Provide complete JSX and comment each Tailwind class.

And remember, this is just a prompt for a single button, you can do this at much greater scale and build whole applications which is what we’ll cover later.

The common pitfalls with vibe coding

With vibe coding, you need to understand the limits of your context window in the following ways:

  • Underspecification:
    • If you are not specific enough about what you want to build, provide no contextual or technical detail you could end up with outputs you don’t like. On the flip side - sometimes this isn’t a bad strategy if you hadn’t thought about what to do. Vibe coding will often do things that absolutely delight you and fill in gaps you may not fully understand.
  • Overspecification:
    • If your requests are too long, too detailed, and include too many features, you max out the context window. For example. If you were building a house - you might want to start with the high order requirements (land size, building materials, rooms, orientation etc) - let the model complete a version, and then go about making changes in subsequent prompts. You can also isolate core vibe vs. optional nice to haves.
  • Models can miss context if you don’t provide it:
    • Don’t assume models know what you want. It could guess the wrong use-case - and create something completely off topic. If this happens you might need to start again rather than trying to modify back.
  • Inconsistent terminology:
    • It’s often good to name concepts in your application, so when you want to make changes you can accurately hone the model in on what it’s trying to fix. You only want the AI to work on the code and features it needs to work out. If you are imprecise with your language it may go and alter something else.

The logical frame to vibe coding

Vibe coding can feel like 2 steps forward, 1 steps back at times. Here are some other tips:

  • When you craft your first prompt, do the research and think it through. You’re trying to be as accurate as you can about what you want to build from a conceptual and technical point of view.
  • You are trying to balance the context window between being under-specified and overspecified.
  • Before you start building most vibe coding tools will read back to you what they’ve been instructed to do and give you instructions for extra features. This is a critical step to review. Don’t just approve it. If you think it could be improved tell it. It’ll adjust - and then approve.
  • Once the model starts building - it’ll get to work, and create a massive amount of the application on the first prompt. Sit and pay attention to what it’s doing.
  • Once the first draft is complete, note down what you like, what you dont like, and observe what has been built.
  • Then think through step by step how you want to work through the app to iterate what you want to do. Write that out as a list. Patience here is key.
  • Then you want to start working through the features, keeping in mind there may be dependencies between features.

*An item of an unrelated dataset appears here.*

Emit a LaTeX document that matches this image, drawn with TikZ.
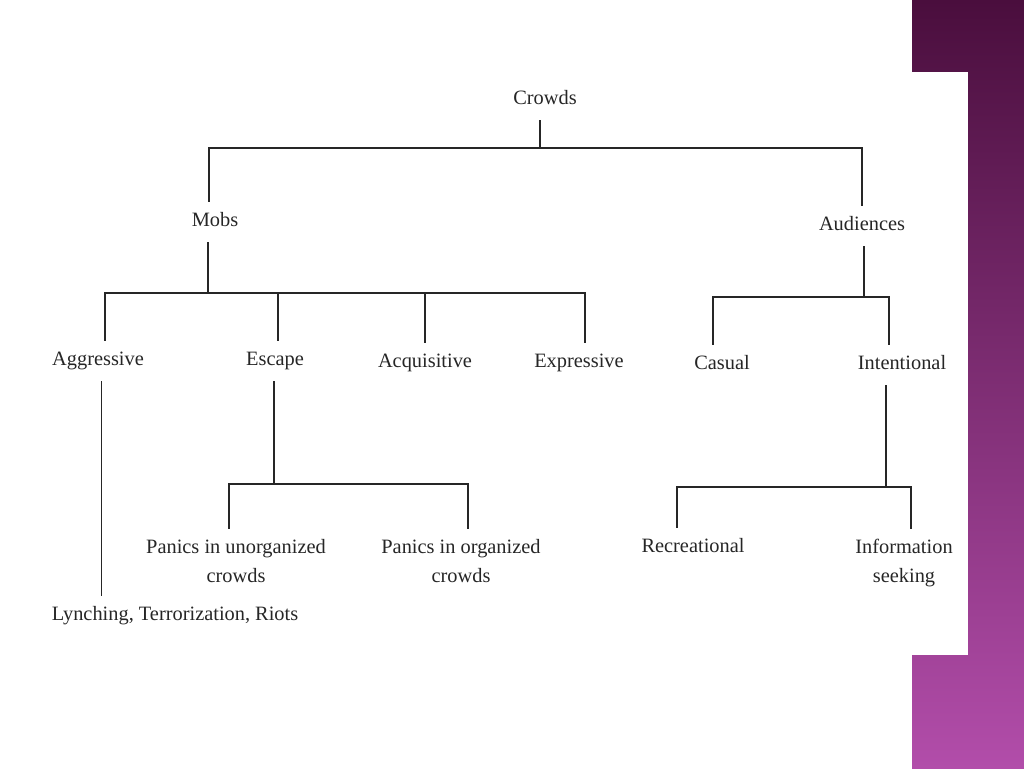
\documentclass[tikz,border=0pt]{standalone}
\usepackage{fontspec}
\setmainfont{Liberation Serif}
\usetikzlibrary{positioning}
\definecolor{inkGray}{HTML}{262626}
\definecolor{barTop}{HTML}{4A0E3D}
\definecolor{barMid}{HTML}{8A3482}
\definecolor{barBottom}{HTML}{B24DAA}
\tikzset{
  every node/.style={font=\fontsize{11.6}{16}\selectfont, text=inkGray},
  cat/.style={inner xsep=2pt, inner ysep=6pt, text height=8pt, text depth=2.5pt},
  catTwo/.style={inner xsep=2pt, inner ysep=6pt, align=center},
  link/.style={draw=inkGray, line width=0.8pt},
}

\begin{document}
\begin{tikzpicture}[x=0.02cm, y=-0.02cm]
  \useasboundingbox (0,0) rectangle (1024,768);
  % slide backdrop
  \shade[top color=barTop, middle color=barMid, bottom color=barBottom] (912,0) rectangle (1024,768);
  \fill[white] (912,72) rectangle (968,655);
  % root and first rung
  \node[cat] (crowds) at (545,100) {Crowds};
  \node[cat] (mobs)   at (215,222) {Mobs};
  \node[cat] (aud)    at (862,226) {Audiences};
  % second rung
  \node[cat] (aggr)   at (98,361)  {Aggressive};
  \node[cat] (esc)    at (275,361) {Escape};
  \node[cat] (acq)    at (425,363) {Acquisitive};
  \node[cat] (expr)   at (579,363) {Expressive};
  \node[cat] (casual) at (722,365) {Casual};
  \node[cat] (intent) at (902,365) {Intentional};
  % leaves
  \node[catTwo] (unorg) at (236,561) {Panics in unorganized\\crowds};
  \node[catTwo] (org)   at (461,561) {Panics in organized\\crowds};
  \node[cat]    (recr)  at (693,548) {Recreational};
  \node[catTwo] (info)  at (904,563) {Information\\seeking};
  \node[cat]    (lynch) at (175,616) {Lynching, Terrorization, Riots};
  % junctions
  \coordinate (jRoot) at (540,148);
  \coordinate (jMobs) at (208,293);
  \coordinate (jAud)  at (864,297);
  \coordinate (jEsc)  at (274,484);
  \coordinate (jInt)  at (886,487);
  % branches
  \draw[link] (crowds.south -| jRoot) -- (jRoot);
  \draw[link] (jRoot) -| ([xshift=-0.12cm]mobs.north);
  \draw[link] (jRoot) -| (aud.north);
  \draw[link] (mobs.south -| jMobs) -- (jMobs);
  \draw[link] (jMobs) -| ([xshift=0.14cm]aggr.north);
  \draw[link] (jMobs) -| ([xshift=0.06cm]esc.north);
  \draw[link] (jMobs) -| (acq.north);
  \draw[link] (jMobs) -| ([xshift=0.12cm]expr.north);
  \draw[link] (aud.south -| jAud) -- (jAud);
  \draw[link] (jAud) -| ([xshift=-0.18cm]casual.north);
  \draw[link] (jAud) -| ([xshift=-0.26cm]intent.north);
  \draw[link] ([xshift=0.07cm]aggr.south) -- ([xshift=0.07cm]aggr.south |- lynch.north);
  \draw[link] (esc.south -| jEsc) -- (jEsc);
  \draw[link] (jEsc) -| ([xshift=-0.14cm]unorg.north);
  \draw[link] (jEsc) -| ([xshift=0.14cm]org.north);
  \draw[link] (intent.south -| jInt) -- (jInt);
  \draw[link] (jInt) -| ([xshift=-0.32cm]recr.north);
  \draw[link] (jInt) -| ([xshift=0.14cm]info.north);
\end{tikzpicture}
\end{document}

If your application needs a database get it put it at the first instance. Changing data structures later introduces a lot of errors. If you have specific ideas of what the data structures are - you should specify them up front - by adding a file and referring to it. Let the AI do the work to implement it. It’s easier to get it right up front rather than having to go back.
  • Then you work through each component of the app, and get it right. For each new feature I reset the prompt window. This maximises the prompt context. If a change needs a couple of changes or adjustments it’s better not to reset it each time so it has that context.
  • If the prompt screws up the application, just reset it back to the checkpoint, consider your approach and try again.
  • Periodically you might want to ‘branch’ your application, so you can go back to an old version if you liked a version at a point, or you want to create a number of versions of an app.
  • Don’t be afraid to feed ‘code’ to an app, to get it to use the colour pallet you like, or you want buttons to look a certain way. Often just referring the AI to real content or code is the best way of executing that way.
  • Make sure to test your application end to end at the end.

Conclusion

  • Vibe coding merges natural language with code precision.
  • Split your prompt into vibe, function, and technical sections.
  • Use explicit constraints and reference examples to eliminate guesswork.
  • Iterate quickly: generate, test, refine.
  • Build a reusable library of vibe-code prompts for rapid development.

With precise natural language prompts, “vibe coding” becomes a powerful way to sculpt UI components fast, consistently, and at scale.